Transitions in further and higher education
As outlined in Principles of Good Transitions, there should be one overarching transitions plan, coordinated across services by a lead professional. This section includes information about transitions in further and higher education, however this should be as part of this holistic approach to planning transitions and read along with the background information on transitions and adult health and social care.
Although it is accepted that educational transitions earlier on during childhood and adolescence can be challenging and in need of support, In this section the particular focus is on the transition from Secondary to Further Education. Information on transitions between early learning and childcare, primary school, high school and preparing to leave school can be found at the Parentzone Scotland website and Enquire.
In this section you can find out about transitions in…
- further and higher education
- planning for transition to further and higher education
Further and Higher education can play a really important part in supporting many young people’s personal and career development.
When young people choose to go to college or university, it is important that they get the support they need, to make the transition successfully. All colleges and universities have a duty under the Equality Act 2010 to make 'reasonable adjustments to ensure that students with disabilities which affect their studies are not placed at a disadvantage'. This means education providers need to continually review and anticipate the general needs of young people with a disability, rather than waiting until an individual requests a particular change.
When planning ahead it is a good idea to take time, seek advice, and consider choices carefully. The Talking About Tomorrow site gives a good idea about what you should be thinking about to plan changes.
Young people with additional support needs of any kind have the same rights as anyone else to apply for college or university, or they may opt to apply for vocational training, volunteer, or paid employment.
Other options include Employability Schemes, a mix of work and study towards qualifications or learning skills that can be used in employment. More information, including details of funding support through the "Employability Fund" are obtainable on the Skills Development Scotland Website. The Education Maintenance Allowance (EMA) is a grant for eligible 16 to 19 year olds who want to continue learning.
Enquire provides a factsheet about education and support after age 16.
College access usually starts after the age of 16 and aims mainly to prepare young people for the world of work, providing a wide range of courses from basic life and core skills to Scottish Vocational Qualifications (SVQs) and professional development awards as well as access to higher education.
Every college has an identified department to help students with additional support needs which can be discussed and planned for e.g. academic advice, information about funding, identifying equipment, and how to manage stress and anxiety during periods of pressure and change. Other types of support might mean flexible timetables, one-to-one help, accessible IT equipment, and help with self-care and mobility.
The different kinds of support you might get at college are provided by a range of different organisations including the college itself, social work departments, the NHS, or maybe even voluntary organisations. The type of support you might get and who provides it will depend on whether you need help with learning, personal or health care, or other needs such as transport.

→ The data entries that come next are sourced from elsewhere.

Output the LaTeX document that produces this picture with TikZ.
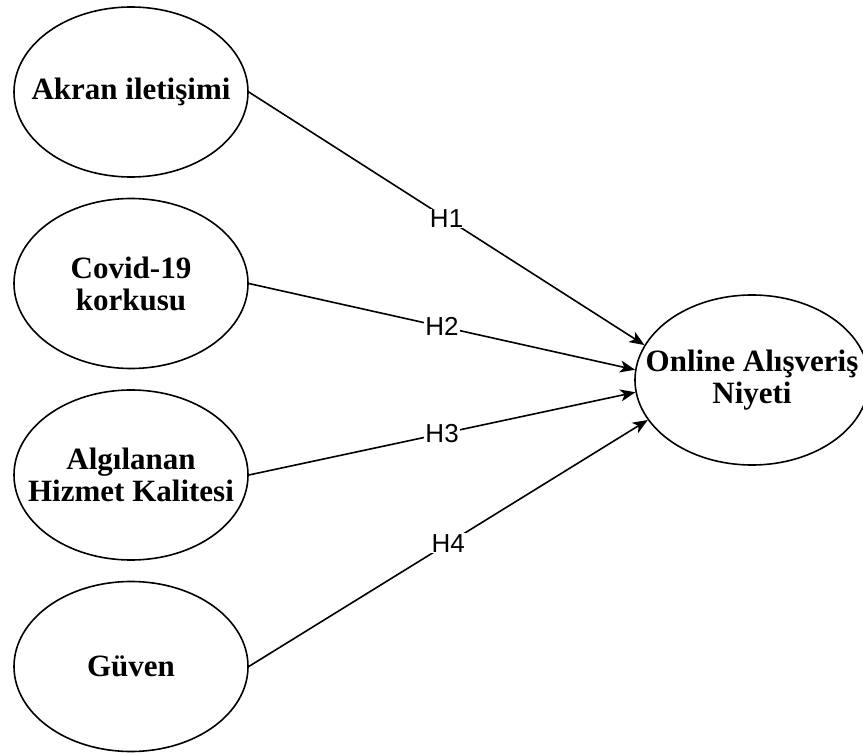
\documentclass[tikz,border=0pt]{standalone}
\usepackage{fontspec}
\setmainfont{Liberation Serif}
\newfontfamily\labelfont{Liberation Sans}
\usetikzlibrary{shapes.geometric,arrows.meta}
\begin{document}
\begin{tikzpicture}[x=1pt,y=-1pt,
  construct/.style={draw, line width=1.6pt, ellipse, minimum width=234pt, minimum height=170pt,
    inner sep=0pt},
  ctext/.style={align=center, inner sep=0pt, font=\fontsize{31}{32}\selectfont\bfseries},
  link/.style={line width=1.6pt, -{Stealth[length=15pt,width=12pt,inset=4pt]}},
  hyp/.style={fill=white, inner sep=1pt, font=\labelfont\fontsize{26}{28}\selectfont}]
\useasboundingbox (0,0) rectangle (863,754);
\node[construct, label={[ctext]center:{Akran iletişimi}}] (a) at (131,92) {};
\node[construct, label={[ctext]center:{Covid-19\\korkusu}}] (b) at (131,283.5) {};
\node[construct, label={[ctext]center:{Algılanan\\Hizmet Kalitesi}}] (c) at (131,475) {};
\node[construct, label={[ctext]center:{Güven}}] (d) at (131,666.5) {};
\node[construct, label={[ctext]center:{Online Alışveriş\\Niyeti}}] (t) at (752,380) {};
\draw[link] (a.east) -- node[hyp] {H1} (t.162.6);
\draw[link] (b.east) -- node[hyp] {H2} (t.175);
\draw[link] (c.east) -- node[hyp] {H3} (t.186.3);
\draw[link] (d.east) -- node[hyp] {H4} (t.201);
\end{tikzpicture}
\end{document}
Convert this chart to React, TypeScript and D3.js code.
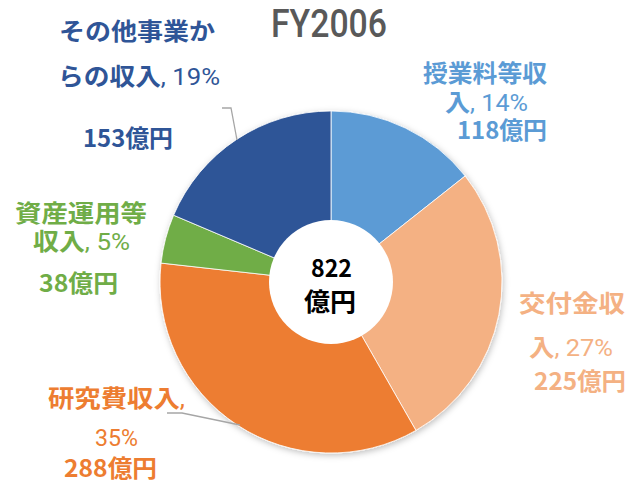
import React from "react";
import * as d3 from "d3";

const title = "FY2006";
const categories = ["授業料等収入", "交付金収入", "研究費収入", "資産運用等収入", "その他事業からの収入"];
const values = [118, 225, 288, 38, 153];
const percents = [14, 27, 35, 5, 19];
const totalLabel = "822";
const unit = "億円";
const colors = ["#5B9BD5", "#F4B183", "#ED7D31", "#70AD47", "#2F5597"];
// where each category name wraps to the second label line
const nameBreaks = [5, 4, 5, 5, 6];
// layout for each label's three lines: [left x, baseline y, width]
const labelLayout: number[][][] = [
  [[423, 82, 124], [445, 111, 83], [457, 139, 90]],
  [[519, 312, 106], [529, 356, 84], [534, 390, 92]],
  [[48, 407, 137], [95, 446, 43], [64, 477, 93]],
  [[15, 222, 132], [33, 250, 97], [39, 292, 79]],
  [[59, 40, 156], [58, 85, 162], [83, 147, 90]],
];

const W = 630, H = 483;
const cx = 331, cy = 282, R = 171, r0 = 62;
const CJK = "'Noto Sans CJK JP', 'Noto Sans', sans-serif";
const LATIN = "Roboto, 'Noto Sans', sans-serif";

type Seg = { t: string; bold: boolean };

function labelLines(i: number): Seg[][] {
  const name = categories[i];
  const b = nameBreaks[i];
  const pct = `${percents[i]}%`;
  const val: Seg[] = [
    { t: `${values[i]}`, bold: true },
    { t: unit, bold: true },
  ];
  if (b >= name.length) {
    return [
      [{ t: name, bold: true }, { t: ",", bold: false }],
      [{ t: pct, bold: false }],
      val,
    ];
  }
  return [
    [{ t: name.slice(0, b), bold: true }],
    [{ t: name.slice(b), bold: true }, { t: `, ${pct}`, bold: false }],
    val,
  ];
}

export default function App() {
  const pie = d3.pie<number>().sort(null).value((d) => d);
  const arcs = pie(values);
  const arc = d3.arc<d3.PieArcDatum<number>>().innerRadius(0).outerRadius(R);

  return (
    <svg width={W} height={H} style={{ position: "absolute", left: 0, top: 0, background: "#fff" }}>
      <defs>
        <filter id="sh" x="-20%" y="-20%" width="140%" height="140%">
          <feDropShadow dx="1" dy="2" stdDeviation="3" floodColor="#000" floodOpacity="0.25" />
        </filter>
      </defs>
      <text x={271} y={37} textLength={116} lengthAdjust="spacingAndGlyphs" fontFamily={LATIN} fontWeight={500} fontSize={38} fill="#595959">
        {title}
      </text>
      <g transform={`translate(${cx},${cy})`}>
        <g filter="url(#sh)">
          {arcs.map((a, i) => (
            <path key={i} d={arc(a) || ""} fill={colors[i]} stroke="#ffffff" strokeWidth={0.8} />
          ))}
        </g>
        <circle r={r0} fill="#ffffff" />
        <text x={-20} y={-5} textLength={41} lengthAdjust="spacingAndGlyphs" fontFamily={CJK} fontWeight="bold" fontSize={24} fill="#000">
          {totalLabel}
        </text>
        <text x={-27} y={29} textLength={52} lengthAdjust="spacingAndGlyphs" fontFamily={CJK} fontWeight="bold" fontSize={25} fill="#000">
          {unit}
        </text>
      </g>
      <polyline points="222,108 231,108 237,140" fill="none" stroke="#a6a6a6" strokeWidth={1.3} />
      <polyline points="167,413 182,413 240,425" fill="none" stroke="#a6a6a6" strokeWidth={1.3} />
      {categories.map((_, i) =>
        labelLines(i).map((segs, j) => {
          const [x, y, w] = labelLayout[i][j];
          return (
            <text key={`${i}-${j}`} x={x} y={y} textLength={w} lengthAdjust="spacingAndGlyphs" fontFamily={CJK} fontSize={24} fill={colors[i]}>
              {segs.map((s, k) => (
                <tspan key={k} fontWeight={s.bold ? "bold" : 400} fontFamily={s.bold ? CJK : LATIN}>{s.t}</tspan>
              ))}
            </text>
          );
        })
      )}
    </svg>
  );
}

Additionally, students on courses of further education can apply for the Additional Support Needs for Learning Allowance. This fund provides additional funding for students who, by virtue of their disability, are obliged to incur additional personal expenditure arising from their attendance at college. For example, the fund can be used to pay taxi transportation or specific equipment for a student, which would not normally be covered by the mainstream travel and study costs.
Being accepted for study at university involves meeting minimum entry requirements which vary according to the course and university chosen. Young people not yet ready to apply directly to University studies may choose to do an access course or Higher National Diploma (HND) before progressing to a degree.
Universities are expected to support access for a wide range of applicants including those with a disability or long term health condition. Appropriate disclosure when completing the UCAS Application allows University establishments to plan proper adjustments and to provide for support needs in a timely way. Every University has a department that supports students with additional support needs and can offer relevant information and help. For example they should be taking responsibility for supporting course access by providing IT facilities, scribes/readers, SIGN Language interpretation and help with personal care and campus access.
Further information and guidance is available on the comprehensive guide Supporting You at University
Disabled students studying a course of higher education can apply to the Student Awards Agency Scotland (SAAS) for Disabled Student's Allowance (DSA). DSA is a non-income assessed allowance to cover any extra costs or expenses a student might have while studying, which arise because of their disability or learning difficulty.
When students apply for DSA for the first time, they receive an individual needs assessment with a qualified adviser. This assessment then advises SAAS the type of support and equipment the student requires to undertake their course. This allows the institution to ensure the assessment takes full account of the individual student’s learning needs. Disability advisors attached to individual colleges or universities will be able to advise and assist with this process.